To enter Russia from occupied Ukraine, all Tatiana has to do is arrive at the edge of the war-battered Donetsk region, show guards her Russian passport, say “thank you” and cross.
Moscow has controlled several key border points since 2014 but the frontier has become more porous since the Kremlin annexed four Ukrainian territories last year, encouraging residents to take up new citizenship.
“It’s become more comfortable because we’ve become Russians,” the 37-year-old from a Russian-occupied town near the frontline told AFP.
Tatiana used to have to go through a more arduous procedure to enter Russia — a check run by Moscow-sponsored separatists, then through Russian customs.
“We had two borders to cross, which meant long, long traffic queues,” she said near a motel on the frontier.
She was heading for Taganrog — a town in southern Russia once home to writer Anton Chekhov — to do some errands, including taking out insurance.
The smoother crossings are one of the most visible signs of change since the Kremlin annexed the industrial Donetsk region alongside three other regions of Ukraine at a lavish ceremony last year.
They illustrate how quickly Russian authorities are seeking to absorb occupied territories, even though the international community, including Russia’s allies, do not recognise Moscow’s authority there.
Moscow last weekend hosted local government elections in the annexed Ukrainian territories and claimed pro-Kremlin party United Russia had won easily in each region.
Prime Minister Mikhail Mishustin said in May that officials had handed out nearly two million Russian passports to Ukrainians in occupied regions.
But its military still does not fully control any of the four regions annexed last year, and Ukrainian forces are gaining ground in two of them — Zaporizhzhia in the south and Donetsk in the east.

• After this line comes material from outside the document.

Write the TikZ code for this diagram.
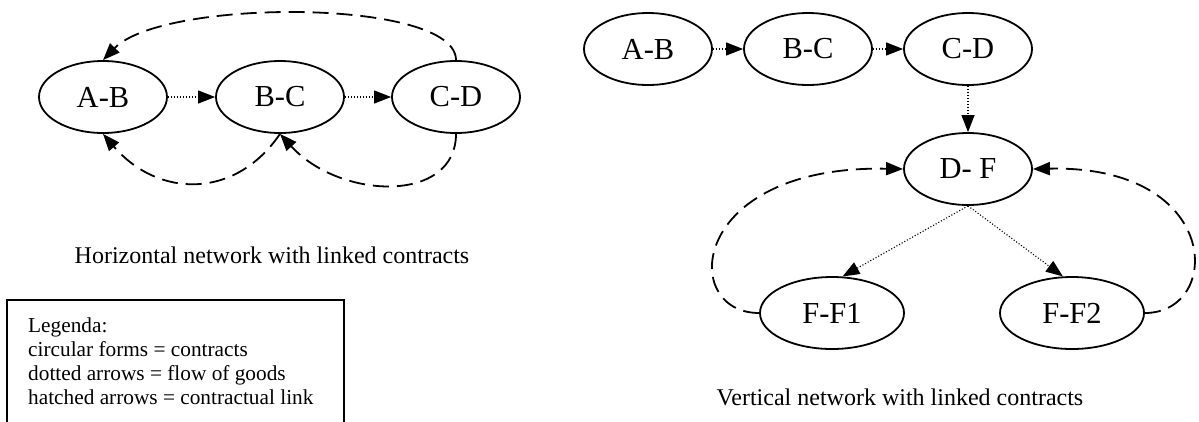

Despite that, thousands of people travel to Russia by bus or car from occupied cities like Donetsk, Lugansk and Mariupol — a port city captured by Moscow after a brutal months-long siege.
Further away from the front, however, signs of the conflict are visible everywhere.
AFP journalists on the road between Taganrog and the Avilo-Uspenka crossing point saw Russian military vehicles daubed with large Z and V tactical symbols.
And two Russian attack helicopters flew overhead.
“The closer you get (to Russia), the safer you feel,” Tatiana said, describing life in her “frontline” Ukrainian town of Gorlivka as both dangerous and stressful.
While the conflict has spilled over into Russia — with cross-border drone attacks and shelling now routine — Russian authorities are working to contain the fighting on one side of the border.
A taxi driver, speaking on condition of anonymity, told AFP that two of his passengers — a mother and her son — had recently been stopped by Russian customs officers as they left the Ukrainian region of Lugansk.
The man was accused of deserting from his military unit and his mother accused of trying to help him return home.
While entering Russia has become easier for civilians like Tatiana, difficulties remain for lorry drivers, who are still subject to meticulous checks by Russian customs officers.
“The rules for crossing for cars are very different from those for goods,” Vlad, a 26-year-old truck driver who spends long hours in his lorry each time he passes through, told AFP.
Nearby, retired postal worker Natalia was waiting for the one train connection each day from Russia back to the occupied Donetsk region.
“We would obviously like more forms of transport,” the 69-year-old told AFP after visiting relatives in Taganrog.
“We’re not quite in Russia yet but we’re going to hope,” she said.